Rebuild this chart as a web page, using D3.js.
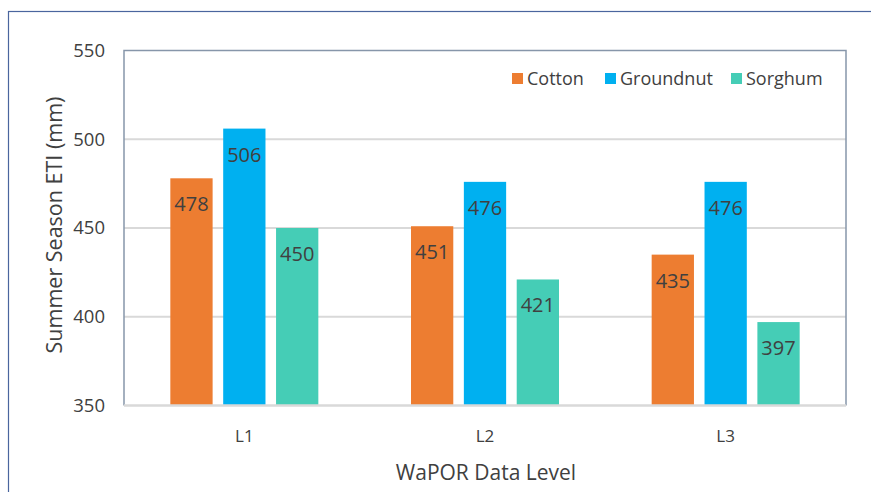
<!DOCTYPE html>
<html>
<head>
<meta charset="utf-8">
<script src="https://cdn.jsdelivr.net/npm/d3@7"></script>
<style>
  html, body { margin: 0; padding: 0; background: #fff; }
  svg { display: block; }
  text { font-family: "Open Sans", "DejaVu Sans", sans-serif; fill: #404040; }
</style>
</head>
<body>
<svg id="chart" width="871" height="492"></svg>
<script>
// Summer season ETI by WaPOR data level and crop
const levels = ["L1", "L2", "L3"];
const crops = ["Cotton", "Groundnut", "Sorghum"];
const cotton = [478, 451, 435];
const groundnut = [506, 476, 476];
const sorghum = [450, 421, 397];
const yTicks = [350, 400, 450, 500, 550];
const colors = ["#ED7D31", "#00B0F0", "#45CDB6"];

const seriesValues = [cotton, groundnut, sorghum];
const rows = levels.map((lv, i) => ({
  level: lv,
  values: crops.map((c, j) => ({ crop: c, value: seriesValues[j][i] }))
}));

const svg = d3.select("#chart");
const plot = { left: 124, top: 50.5, right: 846, bottom: 405.5 };

// outer chart frame
svg.append("rect")
  .attr("x", 8.5).attr("y", 11.5)
  .attr("width", 900).attr("height", 600)
  .attr("fill", "none").attr("stroke", "#4A659E").attr("stroke-width", 1.2);

const x0 = d3.scaleBand().domain(levels).range([plot.left, plot.right]).padding(0);
const y = d3.scaleLinear().domain([350, 550]).range([plot.bottom, plot.top]);
const groupW = 148;
const x1 = d3.scaleBand().domain(crops).range([0, groupW]).paddingInner(0.2).paddingOuter(0);
const color = d3.scaleOrdinal().domain(crops).range(colors);

// horizontal gridlines
svg.append("g")
  .selectAll("line")
  .data(yTicks.filter(t => t !== 350 && t !== 550))
  .join("line")
  .attr("x1", plot.left).attr("x2", plot.right)
  .attr("y1", d => y(d)).attr("y2", d => y(d))
  .attr("stroke", "#D9D9D9").attr("stroke-width", 2);

// plot area border (left, top, right)
svg.append("path")
  .attr("d", `M${plot.left},${plot.bottom}V${plot.top}H${plot.right}V${plot.bottom}`)
  .attr("fill", "none").attr("stroke", "#8796AA").attr("stroke-width", 1.5);

// y axis tick labels
const yAxis = d3.axisLeft(y).tickValues(yTicks).tickSize(0).tickPadding(19);
const gy = svg.append("g").attr("transform", `translate(${plot.left},0)`).call(yAxis);
gy.select(".domain").remove();
gy.selectAll("text")
  .style("font-family", "'Open Sans', sans-serif")
  .style("font-size", "18.5px")
  .attr("fill", "#404040");

// bars
const groups = svg.append("g")
  .selectAll("g")
  .data(rows)
  .join("g")
  .attr("transform", d => `translate(${x0(d.level) + x0.bandwidth() / 2 - groupW / 2},0)`);

groups.selectAll("rect")
  .data(d => d.values)
  .join("rect")
  .attr("x", d => x1(d.crop))
  .attr("width", x1.bandwidth())
  .attr("y", d => y(d.value))
  .attr("height", d => y(350) - y(d.value))
  .attr("fill", d => color(d.crop));

// value labels inside the bars
groups.selectAll("text")
  .data(d => d.values)
  .join("text")
  .attr("x", d => x1(d.crop) + x1.bandwidth() / 2)
  .attr("y", d => y(d.value) + 33)
  .attr("text-anchor", "middle")
  .style("font-size", "20px")
  .attr("fill", "#404040")
  .text(d => d.value);

// x axis baseline
svg.append("line")
  .attr("x1", plot.left).attr("x2", plot.right)
  .attr("y1", plot.bottom).attr("y2", plot.bottom)
  .attr("stroke", "#D9D9D9").attr("stroke-width", 2.5);

// x axis category labels
const xAxis = d3.axisBottom(x0).tickSize(0).tickPadding(24);
const gx = svg.append("g").attr("transform", `translate(0,${plot.bottom})`).call(xAxis);
gx.select(".domain").remove();
gx.selectAll("text")
  .style("font-family", "'Open Sans', sans-serif")
  .style("font-size", "17px")
  .attr("fill", "#595959");

// axis titles
svg.append("text")
  .attr("x", 486).attr("y", 480)
  .attr("text-anchor", "middle")
  .style("font-size", "21px")
  .attr("fill", "#111")
  .text("WaPOR Data Level");

svg.append("text")
  .attr("transform", "translate(62,225) rotate(-90)")
  .attr("text-anchor", "middle")
  .style("font-size", "21.5px")
  .attr("fill", "#111")
  .text("Summer Season ETI (mm)");

// legend
const legendX = [512, 605, 731];
const legend = svg.append("g")
  .selectAll("g")
  .data(crops)
  .join("g")
  .attr("transform", (d, i) => `translate(${legendX[i]},73)`);
legend.append("rect")
  .attr("width", 11).attr("height", 11)
  .attr("fill", d => color(d));
legend.append("text")
  .attr("x", 15).attr("y", 11.5)
  .style("font-size", "18px")
  .attr("fill", "#595959")
  .text(d => d);
</script>
</body>
</html>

→ PROBLEM DETAILS: Transcribe each line above verbatim, with the pictures left out.

→ ANSWER BELOW:
Rebuild this chart as a web page, using D3.js.
<!DOCTYPE html>
<html>
<head>
<meta charset="utf-8">
<script src="https://cdn.jsdelivr.net/npm/d3@7"></script>
<style>
  html, body { margin: 0; padding: 0; background: #fff; }
  svg { display: block; }
  text { font-family: "Open Sans", "DejaVu Sans", sans-serif; fill: #404040; }
</style>
</head>
<body>
<svg id="chart" width="871" height="492"></svg>
<script>
// Summer season ETI by WaPOR data level and crop
const levels = ["L1", "L2", "L3"];
const crops = ["Cotton", "Groundnut", "Sorghum"];
const cotton = [478, 451, 435];
const groundnut = [506, 476, 476];
const sorghum = [450, 421, 397];
const yTicks = [350, 400, 450, 500, 550];
const colors = ["#ED7D31", "#00B0F0", "#45CDB6"];

const seriesValues = [cotton, groundnut, sorghum];
const rows = levels.map((lv, i) => ({
  level: lv,
  values: crops.map((c, j) => ({ crop: c, value: seriesValues[j][i] }))
}));

const svg = d3.select("#chart");
const plot = { left: 124, top: 50.5, right: 846, bottom: 405.5 };

// outer chart frame
svg.append("rect")
  .attr("x", 8.5).attr("y", 11.5)
  .attr("width", 900).attr("height", 600)
  .attr("fill", "none").attr("stroke", "#4A659E").attr("stroke-width", 1.2);

const x0 = d3.scaleBand().domain(levels).range([plot.left, plot.right]).padding(0);
const y = d3.scaleLinear().domain([350, 550]).range([plot.bottom, plot.top]);
const groupW = 148;
const x1 = d3.scaleBand().domain(crops).range([0, groupW]).paddingInner(0.2).paddingOuter(0);
const color = d3.scaleOrdinal().domain(crops).range(colors);

// horizontal gridlines
svg.append("g")
  .selectAll("line")
  .data(yTicks.filter(t => t !== 350 && t !== 550))
  .join("line")
  .attr("x1", plot.left).attr("x2", plot.right)
  .attr("y1", d => y(d)).attr("y2", d => y(d))
  .attr("stroke", "#D9D9D9").attr("stroke-width", 2);

// plot area border (left, top, right)
svg.append("path")
  .attr("d", `M${plot.left},${plot.bottom}V${plot.top}H${plot.right}V${plot.bottom}`)
  .attr("fill", "none").attr("stroke", "#8796AA").attr("stroke-width", 1.5);

// y axis tick labels
const yAxis = d3.axisLeft(y).tickValues(yTicks).tickSize(0).tickPadding(19);
const gy = svg.append("g").attr("transform", `translate(${plot.left},0)`).call(yAxis);
gy.select(".domain").remove();
gy.selectAll("text")
  .style("font-family", "'Open Sans', sans-serif")
  .style("font-size", "18.5px")
  .attr("fill", "#404040");

// bars
const groups = svg.append("g")
  .selectAll("g")
  .data(rows)
  .join("g")
  .attr("transform", d => `translate(${x0(d.level) + x0.bandwidth() / 2 - groupW / 2},0)`);

groups.selectAll("rect")
  .data(d => d.values)
  .join("rect")
  .attr("x", d => x1(d.crop))
  .attr("width", x1.bandwidth())
  .attr("y", d => y(d.value))
  .attr("height", d => y(350) - y(d.value))
  .attr("fill", d => color(d.crop));

// value labels inside the bars
groups.selectAll("text")
  .data(d => d.values)
  .join("text")
  .attr("x", d => x1(d.crop) + x1.bandwidth() / 2)
  .attr("y", d => y(d.value) + 33)
  .attr("text-anchor", "middle")
  .style("font-size", "20px")
  .attr("fill", "#404040")
  .text(d => d.value);

// x axis baseline
svg.append("line")
  .attr("x1", plot.left).attr("x2", plot.right)
  .attr("y1", plot.bottom).attr("y2", plot.bottom)
  .attr("stroke", "#D9D9D9").attr("stroke-width", 2.5);

// x axis category labels
const xAxis = d3.axisBottom(x0).tickSize(0).tickPadding(24);
const gx = svg.append("g").attr("transform", `translate(0,${plot.bottom})`).call(xAxis);
gx.select(".domain").remove();
gx.selectAll("text")
  .style("font-family", "'Open Sans', sans-serif")
  .style("font-size", "17px")
  .attr("fill", "#595959");

// axis titles
svg.append("text")
  .attr("x", 486).attr("y", 480)
  .attr("text-anchor", "middle")
  .style("font-size", "21px")
  .attr("fill", "#111")
  .text("WaPOR Data Level");

svg.append("text")
  .attr("transform", "translate(62,225) rotate(-90)")
  .attr("text-anchor", "middle")
  .style("font-size", "21.5px")
  .attr("fill", "#111")
  .text("Summer Season ETI (mm)");

// legend
const legendX = [512, 605, 731];
const legend = svg.append("g")
  .selectAll("g")
  .data(crops)
  .join("g")
  .attr("transform", (d, i) => `translate(${legendX[i]},73)`);
legend.append("rect")
  .attr("width", 11).attr("height", 11)
  .attr("fill", d => color(d));
legend.append("text")
  .attr("x", 15).attr("y", 11.5)
  .style("font-size", "18px")
  .attr("fill", "#595959")
  .text(d => d);
</script>
</body>
</html>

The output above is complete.